Interview

Rising Stars: Bolanle Onifade of Nutmeg

Rising Stars is a new series where ETF Stream interviews up-and-coming fund selectors about breaking into the industry, how experiences have shaped their investment approach and their biggest influences in investing and beyond

Jamie Gordon

Bola Rising Star

The next instalment of our Rising Stars series sees Nutmeg portfolio manager Bolanle Onifade speak to ETF Stream about her switch from software to fund selection and how this inspires a style agnostic investment approach.

Onifade began her career at JP Morgan Chase in 2015, before shifting to the firm’s asset management arm and making the move to robo-adviser subsidiary Nutmeg last year.

How did you get into fund selection?

I actually have a background in computer science and artificial intelligence – I studied that at the University of Nottingham – and then I joined JP Morgan nearly nine years ago as a technologist. I spent five years in software engineering, covering rates technology, convertibles and eventually derivatives.

While I was working as a software engineer for the derivatives desk, the head of the business, Dan McNeil, asked me if I wanted to be a portfolio manager working in the business which I eventually said yes to.

I did that for a couple of years before moving over to Nutmeg as a portfolio manager as well. I did not really have a plan to become a portfolio manager or fund selector. It just sort of happened but it is not something I regret.

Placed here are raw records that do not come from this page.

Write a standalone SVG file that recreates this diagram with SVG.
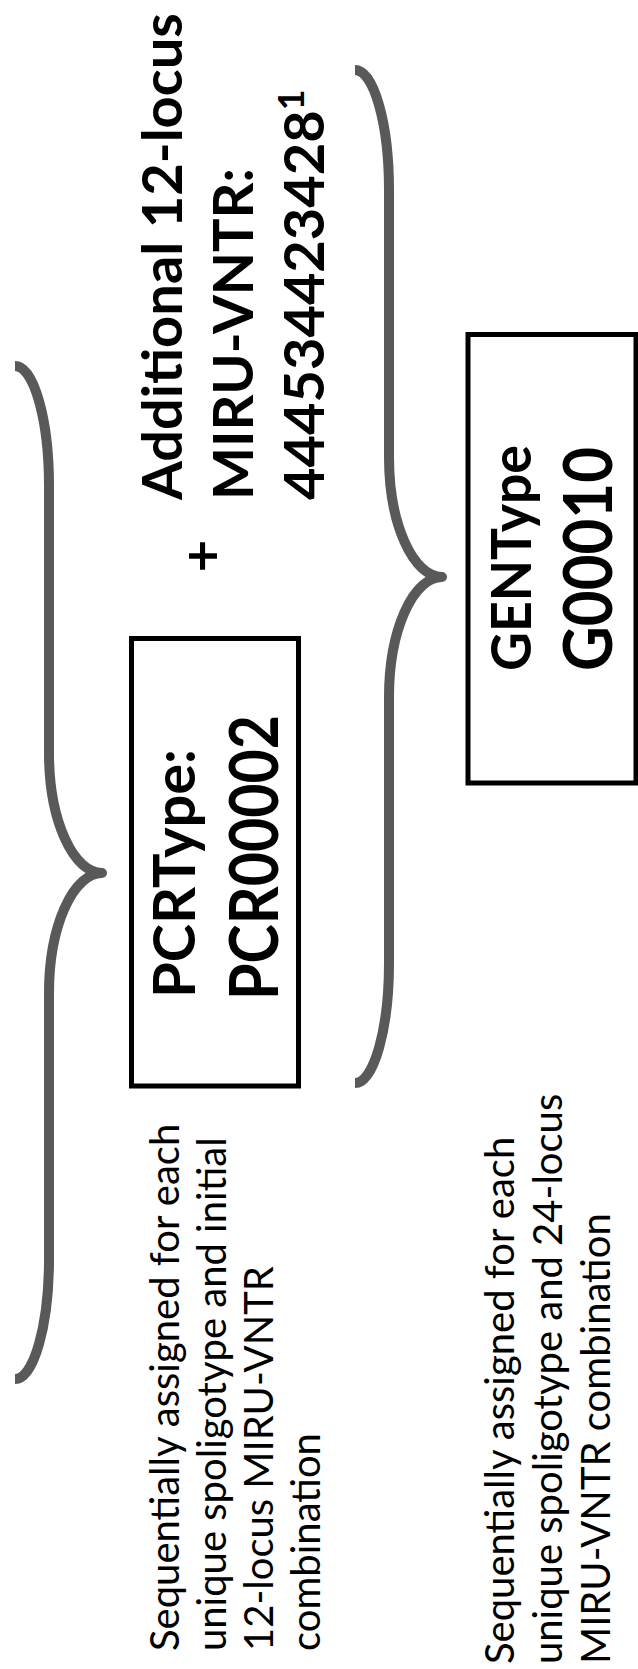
<svg xmlns="http://www.w3.org/2000/svg" width="638" height="1669" viewBox="0 0 638 1669">
<style>
.brace{fill:none;stroke:#595959;stroke-width:10;stroke-linejoin:round;stroke-linecap:butt}
.box{fill:#ffffff;stroke:#000000;stroke-width:5}
.b{font-family:Lato,"Liberation Sans",sans-serif;font-weight:bold;fill:#000000}
.r{font-family:Lato,"Liberation Sans",sans-serif;font-weight:normal;fill:#000000;font-size:40px}
</style>
<defs>
<path id="bracePath" d="M 15 366 A 34 120 0 0 1 49 486 L 49 753 A 53 120 0 0 0 102 873 A 53 120 0 0 0 49 993 L 49 1259 A 34 120 0 0 1 15 1379"/>
</defs>
<g id="connectors">
<use href="#bracePath" class="brace"/>
<use href="#bracePath" class="brace" transform="translate(340,-296)"/>
</g>
<g id="pcr">
<rect class="box" x="131.5" y="638.5" width="167" height="447.5"/>
<g transform="rotate(-90)">
<text class="b" x="-998" y="195" font-size="57" textLength="249" lengthAdjust="spacingAndGlyphs">PCRType:</text>
<text class="b" x="-1000" y="278" font-size="66" textLength="285" lengthAdjust="spacingAndGlyphs">PCR00002</text>
</g>
</g>
<g id="gen">
<rect class="box" x="468" y="334.5" width="168" height="448.5"/>
<g transform="rotate(-90)">
<text class="b" x="-671" y="531" font-size="56" textLength="226" lengthAdjust="spacingAndGlyphs">GENType</text>
<text class="b" x="-671" y="612" font-size="66" textLength="224" lengthAdjust="spacingAndGlyphs">G00010</text>
</g>
</g>
<g id="additional">
<g transform="rotate(-90)">
<text class="b" x="-556" y="222" font-size="56" text-anchor="middle">+</text>
<text class="b" x="-500" y="182" font-size="56">Additional 12-locus</text>
<text class="b" x="-500" y="253" font-size="56">MIRU-VNTR:</text>
<text class="b" x="-500" y="324" font-size="56">444534423428<tspan font-size="36" dy="-20">1</tspan></text>
</g>
</g>
<g id="desc1">
<g transform="rotate(-90)">
<text class="r" x="-1651" y="179">Sequentially assigned for each</text>
<text class="r" x="-1651" y="226">unique spoligotype and initial</text>
<text class="r" x="-1651" y="273">12-locus MIRU-VNTR</text>
<text class="r" x="-1651" y="320">combination</text>
</g>
</g>
<g id="desc2">
<g transform="rotate(-90)">
<text class="r" x="-1664" y="514">Sequentially assigned for each</text>
<text class="r" x="-1664" y="562">unique spoligotype and 24-locus</text>
<text class="r" x="-1664" y="610">MIRU-VNTR combination</text>
</g>
</g>
</svg>
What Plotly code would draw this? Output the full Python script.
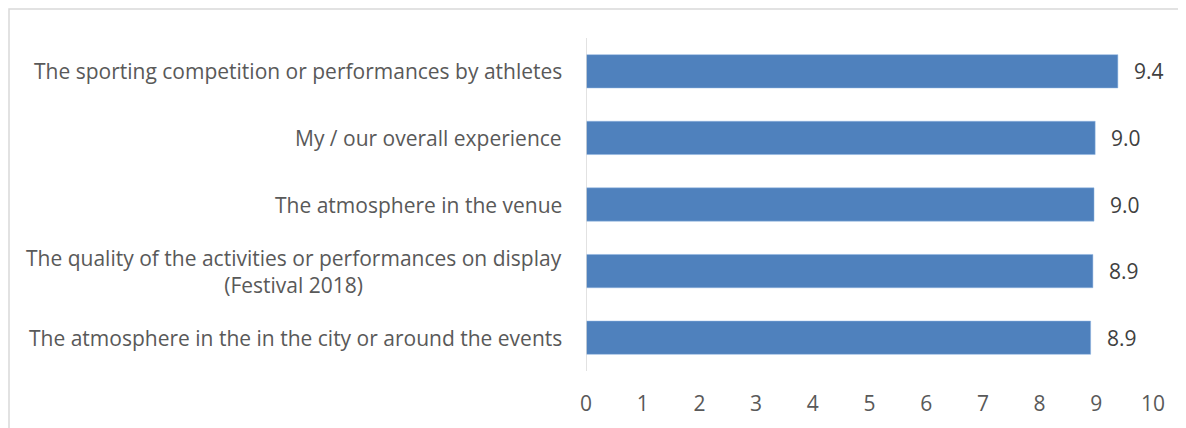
import plotly.graph_objects as go

categories = [
    "The sporting competition or performances by athletes",
    "My / our overall experience",
    "The atmosphere in the venue",
    "The quality of the activities or performances on display<br>(Festival 2018)",
    "The atmosphere in the in the city or around the events",
]
values = [9.38, 8.98, 8.96, 8.94, 8.90]
value_labels = ["9.4", "9.0", "9.0", "8.9", "8.9"]
x_ticks = [0, 1, 2, 3, 4, 5, 6, 7, 8, 9, 10]

ids = list(range(len(categories)))
FONT = "Open Sans"
FS = 21
W, H = 1178, 420
L, R, T, B = 578, 33, 30, 57
PW, PH = W - L - R, H - T - B

fig = go.Figure(go.Bar(
    y=ids, x=values, orientation="h",
    marker=dict(color="#4F81BD", line=dict(color="#8EB4E3", width=0.5)),
    width=0.5, hoverinfo="skip",
))

for i, (c, v, t) in enumerate(zip(categories, values, value_labels)):
    fig.add_annotation(x=0, y=i, xref="x", yref="y", text=c, showarrow=False,
                       xanchor="right", align="center", xshift=-22,
                       font=dict(family=FONT, size=FS, color="#595959"))
    fig.add_annotation(x=v, y=i, xref="x", yref="y", text=t, showarrow=False,
                       xanchor="left", xshift=14,
                       font=dict(family=FONT, size=FS, color="#404040"))

# outer chart border (top and left edges visible)
fig.add_shape(type="rect", xref="paper", yref="paper",
              x0=-(L - 1) / PW, x1=1 + (R + 20) / PW,
              y0=-(B + 20) / PH, y1=1 + (T - 1) / PH, layer="below",
              line=dict(color="#D9D9D9", width=1.5))

fig.update_layout(
    width=W, height=H,
    margin=dict(l=L, r=R, t=T, b=B),
    paper_bgcolor="white", plot_bgcolor="white",
    showlegend=False,
    xaxis=dict(range=[0, 10], tickvals=x_ticks, showgrid=False, zeroline=False,
               showline=False, ticks="", ticklen=0, ticklabelstandoff=18,
               tickfont=dict(family=FONT, size=FS, color="#595959")),
    yaxis=dict(range=[4.5, -0.5], showticklabels=False, showgrid=False,
               zeroline=False, showline=False, ticks=""),
)
fig.add_shape(type="line", xref="x", yref="paper", x0=0, x1=0, y0=0, y1=1,
              line=dict(color="#D9D9D9", width=1.5))

fig.write_html("out.html")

What is your role within your team?

Nutmeg is primarily a top-down, multi-asset portfolio manager. In my role as a PM I get involved in the day-to-day decision-making for all our portfolios.

That is everything from coming up with trade ideas, rigorously challenging those ideas and down to implementation of those ideas and seeing them go down to the trading desk.

I pay very close attention to shifting macro and market dynamics and how that might affect our existing positions, as well as running products that leverage technology so that we can improve our investment process.

I work as a portfolio manager and my boss Pacome Breton is the head PM. Together we lead that entire process.

What kind of investor are you?

Sometimes in industry, people classify themselves as either a value, growth or momentum investor. But one merit of having a tech background is being quite style agnostic.

I evaluate the merits of trade ideas based off of the impact on our client portfolios, on the rationale, the length of the runway of returns and the asymmetry of returns.

Whereas some trade ideas might have merit on a value basis others may have merit due to shifts in consumer needs or say on the fixed income side, shifting expectations for rates.

I would say I am agnostic and that ties back to my tech background – focusing on the rationale over the particular style of an investment.

Who are your biggest role models?

I get a lot of inspiration from the strength I see in people on a day-to-day basis, whether that is the strength to power through a very difficult project, juggling life and work, or to improve and strive for all that you are capable of.

Naturally, I have been influenced quite a lot by my own family and the strength I have seen from my sisters and my mother.

There are also a couple of people who have shown the determination to do what others might have thought impossible, such as Serena Williams or Jim Simmons.

Simmons was the founder of Renaissance Technologies and ended up deploying statistical techniques to investment when nobody else was thinking about it and persevering through periods where those techniques might have failed.

Now, Renaissance Technology is probably one of the top investment houses in the world, so that is worthy of a lot of respect.

What do you do when you are not managing portfolios?

I dabble a little in an app which aims to bring together my love of eating and software engineering. A kind of one-stop-shop for eating out.

It aims to move away from lists and shows you content by the community and more structured searches. It appeals to the side of my brain that likes structured data - filtering for specific needs quickly rather than sifting through lists of things.

What do you like about ETFs and what further development is needed?

Given Nutmeg’s clientele, the aspect of ETFs I really enjoy is the democratised access to sophisticated strategies at low cost.

There are two gaps to cross as a retail investor – education and access. While there is a wealth of educational material out there, access gaps still require quite a bit of work and ETFs go a long way to solving that problem.

As for future development, we at Nutmeg have a thematic range and it would be great to have more granularity.

There are plenty of clean energy ETFs and even some addressing subsectors such as wind and solar, but the direction of travel we would like to see is towards disaggregation. Thematic ETFs enabling us to target individual regions or parts of a theme’s value chain, for example.

Take semiconductors, for example, there are plenty of ETFs that encompass every part of the value chain – from fab manufacturers to designers – whereas we might like to target certain parts where we see greater upside potential.